The full version of the paper is available at https://ojs.aaai.org/index.php/AAAI/article/view/26709
This project is licensed under the terms of the MIT license.
Due to the confidentiality agreement,we cannot make the dataset public available. Instead, we will provide the a few lines of fake data to help you understand the stucture of the dataset (for example, the columns and the corresponding column names).
-
./annotated_dataset.csv
- Fake labeled dataset with same stucture of original dataset. -
./dataset_continual_pretraining.txt
- Fake unlabeled dataset for continual pre-taining (each line is a single code-mixed message). -
./model_file/train_continual_model.py
- Python code to do model continual pretraining with unlabeled dataset -
./model_file/train_model.py
-Python code to do model fine tuning -
./model_file/eval_model.py
- Python code for making prediction on new test set -
./model_file/pred_single.py
- Python code for making prediction on new single messages
- Python: 3.7
- pytorch: 1.8.0 (GPU version)
- transformers: 4.12.5
- numpy: 1.21.2
- pandas: 1.3.4
- scikit-learn: 1.0.1
- sentencepiece: 0.1.99
-
Make sure GPU is available under the environment
-
Do continual pre-training on open-sourced pre-trained language model and "dataset_continual_pretraining.txt" (can skip this step if you don't need continual pre-pertaining)
python ./model_file/train_continual_model.py --path_project_folder [actual project folder path]
-
Train the new model (with step-2) based on labeled set "annotated_dataset.csv"
python ./model_file/train_model.py --path_project_folder [actual project folder path] --pretrained_model_name [folder path for model files after continual pre-training]

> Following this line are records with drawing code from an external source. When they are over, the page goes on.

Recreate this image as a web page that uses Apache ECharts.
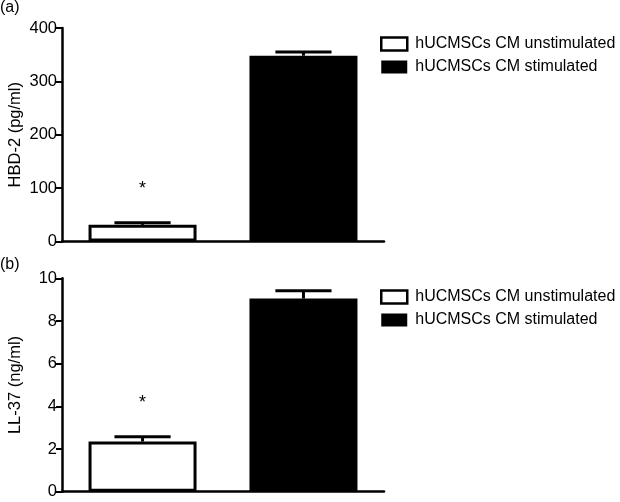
<!DOCTYPE html>
<html>
<head>
<meta charset="utf-8">
<script src="https://cdn.jsdelivr.net/npm/echarts@6/dist/echarts.min.js"></script>
<style>
html,body{margin:0;padding:0;background:#fff;}
#chart{width:620px;height:502px;}
</style>
</head>
<body>
<div id="chart"></div>
<script>
// ---- data ----
const seriesNames = ['hUCMSCs CM unstimulated', 'hUCMSCs CM stimulated'];
const categories = [''];
const hbd2Means = [31, 348];
const hbd2Errs = [4, 7];
const ll37Means = [2.35, 9.05];
const ll37Errs = [0.22, 0.37];
const sigMarks = ['*', ''];
const hbd2Ticks = { min: 0, max: 400, interval: 100 };
const ll37Ticks = { min: 0, max: 10, interval: 2 };
const panelLabels = ['(a)', '(b)'];
const yNames = ['HBD-2 (pg/ml)', 'LL-37 (ng/ml)'];

// ---- style ----
const FONT = '"Liberation Sans", Arial, Helvetica, sans-serif';
const BAR_W = 108;
const BAR_GAP = 0.49;
const fills = ['#ffffff', '#000000'];

const chart = echarts.init(document.getElementById('chart'), null, { renderer: 'canvas' });

function grid(top) {
  return { left: 62, right: 236, top: top, height: 213.4, containLabel: false, outerBoundsMode: 'none' };
}
function xAxis(gi) {
  return {
    type: 'category', gridIndex: gi, data: categories,
    axisLine: { lineStyle: { color: '#000', width: 2.5 } },
    axisTick: { alignWithLabel: true, length: 7, lineStyle: { color: '#000', width: 2 } },
    axisLabel: { show: true, color: '#000' },
    splitLine: { show: false }
  };
}
function yAxis(gi, t, name, gap) {
  return {
    type: 'value', gridIndex: gi, min: t.min, max: t.max, interval: t.interval,
    name: name, nameLocation: 'middle', nameGap: gap, nameRotate: 90, nameMoveOverlap: false,
    nameTextStyle: { fontFamily: FONT, fontSize: 16.5, color: '#000' },
    axisLine: { show: true, lineStyle: { color: '#000', width: 2.5 } },
    axisTick: { show: true, length: 6, lineStyle: { color: '#000', width: 2 } },
    axisLabel: { fontFamily: FONT, fontSize: 16.5, color: '#000', margin: 5 },
    splitLine: { show: false }
  };
}
function bars(gi, means) {
  return seriesNames.map((n, i) => ({
    type: 'bar', name: n, xAxisIndex: gi, yAxisIndex: gi,
    data: [means[i]], barWidth: BAR_W, barGap: (BAR_GAP * 100) + '%',
    itemStyle: { color: fills[i], borderColor: '#000', borderWidth: i === 0 ? 3 : 0 },
    emphasis: { disabled: true }, silent: true, z: 2
  }));
}
function errSeries(gi, means, errs) {
  const data = means.map((m, i) => [i, m, errs[i]]);
  return {
    type: 'custom', xAxisIndex: gi, yAxisIndex: gi, silent: true, z: 5,
    data: data,
    renderItem: function (params, api) {
      const idx = api.value(0), m = api.value(1), e = api.value(2);
      const cx = api.coord([0, m])[0] + (idx === 0 ? -1 : 1) * (BAR_W + BAR_W * BAR_GAP) / 2;
      const y0 = api.coord([0, m])[1];
      const y1 = api.coord([0, m + e])[1];
      const half = BAR_W * 0.26;
      const children = [
        { type: 'line', shape: { x1: cx, y1: y0, x2: cx, y2: y1 }, style: { stroke: '#000', lineWidth: 3 } },
        { type: 'line', shape: { x1: cx - half, y1: y1, x2: cx + half, y2: y1 }, style: { stroke: '#000', lineWidth: 3 } }
      ];
      if (sigMarks[idx]) {
        children.push({ type: 'text', x: cx, y: y1 - 43,
          style: { text: sigMarks[idx], fontFamily: FONT, fontSize: 18, fill: '#000', align: 'center', verticalAlign: 'top' } });
      }
      return { type: 'group', children: children };
    }
  };
}
function legend(top) {
  return {
    top: top, left: 375, orient: 'vertical', itemWidth: 26, itemHeight: 13, itemGap: 7,
    selectedMode: false,
    textStyle: { fontFamily: FONT, fontSize: 16, color: '#000', padding: [0, 0, 0, 3] },
    data: seriesNames.map((n, i) => ({
      name: n, icon: 'rect',
      itemStyle: { color: fills[i], borderColor: '#000', borderWidth: i === 0 ? 2.5 : 0 }
    }))
  };
}

chart.setOption({
  animation: false,
  backgroundColor: '#fff',
  grid: [grid(28), grid(278.3)],
  xAxis: [xAxis(0), xAxis(1)],
  yAxis: [yAxis(0, hbd2Ticks, yNames[0], 38), yAxis(1, ll37Ticks, yNames[1], 38)],
  legend: [legend(31), legend(284)],
  graphic: [
    { type: 'text', left: 0, top: 0, style: { text: panelLabels[0], fontFamily: FONT, fontSize: 16, fill: '#000' } },
    { type: 'text', left: 0, top: 257, style: { text: panelLabels[1], fontFamily: FONT, fontSize: 16, fill: '#000' } }
  ],
  series: [].concat(
    bars(0, hbd2Means), [errSeries(0, hbd2Means, hbd2Errs)],
    bars(1, ll37Means), [errSeries(1, ll37Means, ll37Errs)]
  )
});
</script>
</body>
</html>
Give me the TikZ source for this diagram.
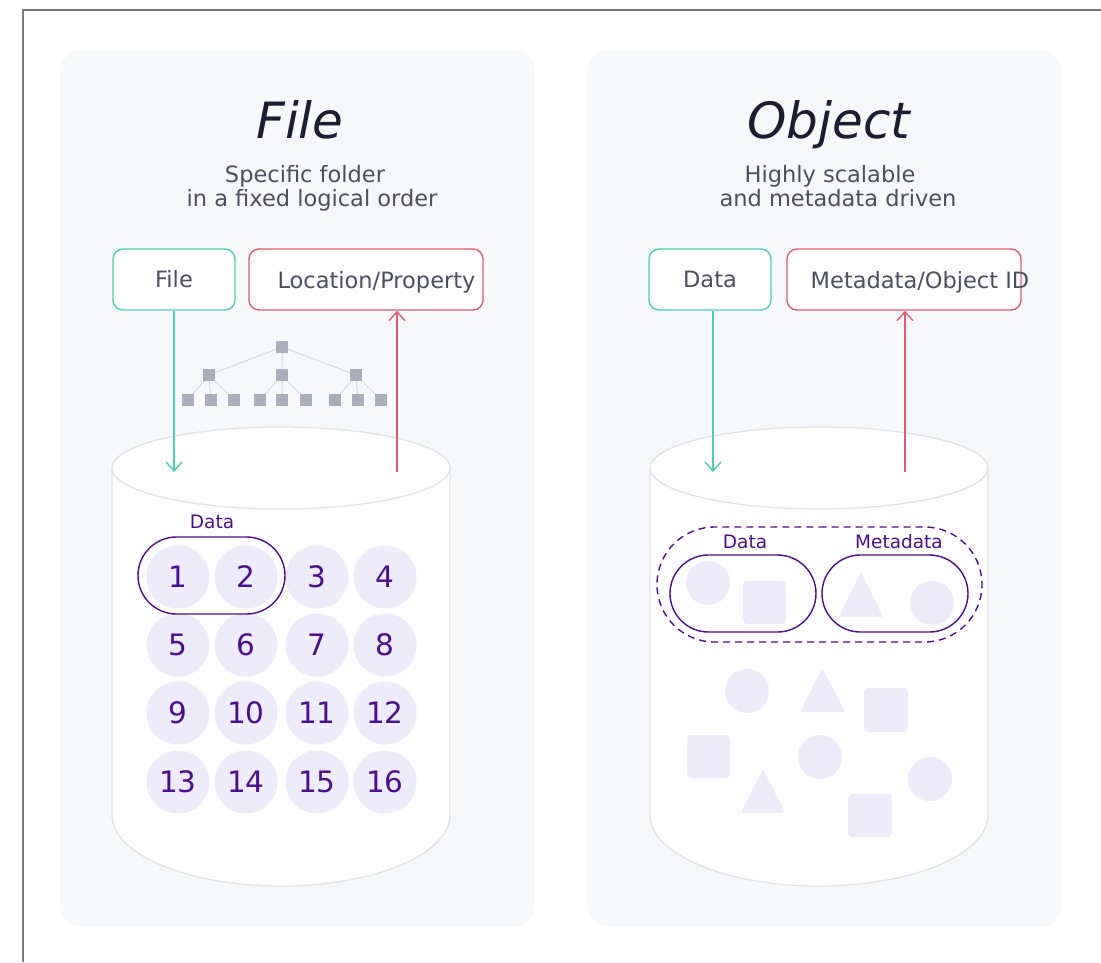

Train the new model (without step-2) based on labeled set "annotated_dataset.csv"
python ./model_file/train_model.py --path_project_folder [actual project folder path]
-
Make sure GPU is available under the environment
-
Predict the new data based on existing test set "split_test_data.csv". This test data will automatically generate from the labeled dataset during the fine tuning step.
Note: if you want to predict label on other new dataset, the new dataset should have the same format as "split_test_data.csv"
# if predict label for existing test set (split_test_data.csv)
python ./model_file/eval_model.py --path_project_folder [actual project folder path]
- Make sure GPU is available under the environment
# if predict label for a new single sentence
python ./model_file/pred_single.py --path_project_folder [actual project folder path] --new_sentence [new sentence]
- A simple example.
The path for project folder is: "/home/TRIM-AI/"
the sentence I want to predict is:"hello, how are you?"
#the command for make prediction based on single sentence is :
python ./model_file/pred_single.py --path_project_folder "/home/TRIM-AI/" --new_sentence "hello, how are you?"